Comme tout le monde j'ai connu Jean Paul Kauffmann quand il a été otage au Liban. 3 années pendant lesquelles sa femme Joëlle essayait d'intéresser un pays qui ne manifestait qu'un intérêt à éclipses pour ce journaliste, le premier d'une longue et douloureuse liste, prisonnier des factions libanaises pour lesquelles, il faut bien le dire, nul ne se passionnait
Je me souviens aussi de sa libération et de cette scène inédite de Kauffmann découvrant avec surprise que le petit garçon qu'il avait bien malgré lui quitté avait grandi. Ces deux là, en bout de piste de Villacoublay, ne se reconnaissaient pas et cette douleur ils devaient la partager avec 65 millions de voyeurs.
J'ai aimé qu'il disparaisse rapidement sans squatter les plateaux de télévision et les studios de radio. Pas de Kauffmann chez Foucault ni Ruquier. "Les grandes douleurs sont muettes" dit-on.
Puis Kauffmann a écrit un beau livre sur la captivité de 5 ans de Napoléon vaincu sur l'île de Sainte-Hélène. Un livre inclassable, traversé par sa propre douleur, par ses propres expériences. Un livre "La chambre noire de Longwood" que j'ai beaucoup aimé et même relu.
Ont suivi, de temps en temps, d'autres livres, tout aussi inclassables, qui tenaient du récit, du livre d'histoire, de l'article de reporter, du psychologue, du philosophe même.
C'est un homme qui s'intéresse au vin (de Bordeaux notamment), aux cigares, à la littérature, au cinéma, à la peinture et à l'histoire. Il fait partager ses intuitions, ses pensées, ses doutes, ses regrets et, en un mot, sa réflexion au fur et à mesure qu'elle s'élabore.
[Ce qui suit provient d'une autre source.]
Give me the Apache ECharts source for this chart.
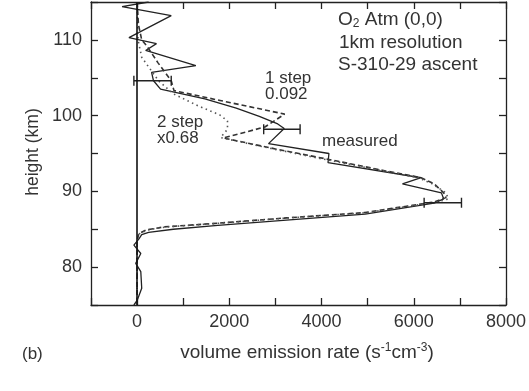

Un homme discret et talentueux.
J'ai lu avec beaucoup de plaisir son dernier livre qu'il consacre à un voyage à Kaliningrad (ex-Köenigsberg) et à la bataille d'Eylau. Ce n'est pas Napoléon qui l'intéresse (il dit préférer Bonaparte) mais le souverain invaincu qui sent la chance l'abandonner. Ce livre aborde des sujets connexes et d'autres qui n'ont strictement rien à voir. Il est remarquable de bout en bout.
Cet "outre-terre" est assurément un de ses meilleurs livres. J'y ai retrouvé ce qui faisait le charme des précédents en plus abouti peut-être.
J'en ai terminé la lecture à Béziers ce lundi et ai appris que Kauffmann affrontait ses lecteurs à la bibliothèque de l'avenue Jean Rieux (une bibliothèque de quartier) ce jeudi par un mail circulaire. J'ai réussi à assister à ce petit évènement.
L'homme est comme l'auteur: modeste, profond, timide, chaleureux et intéressant.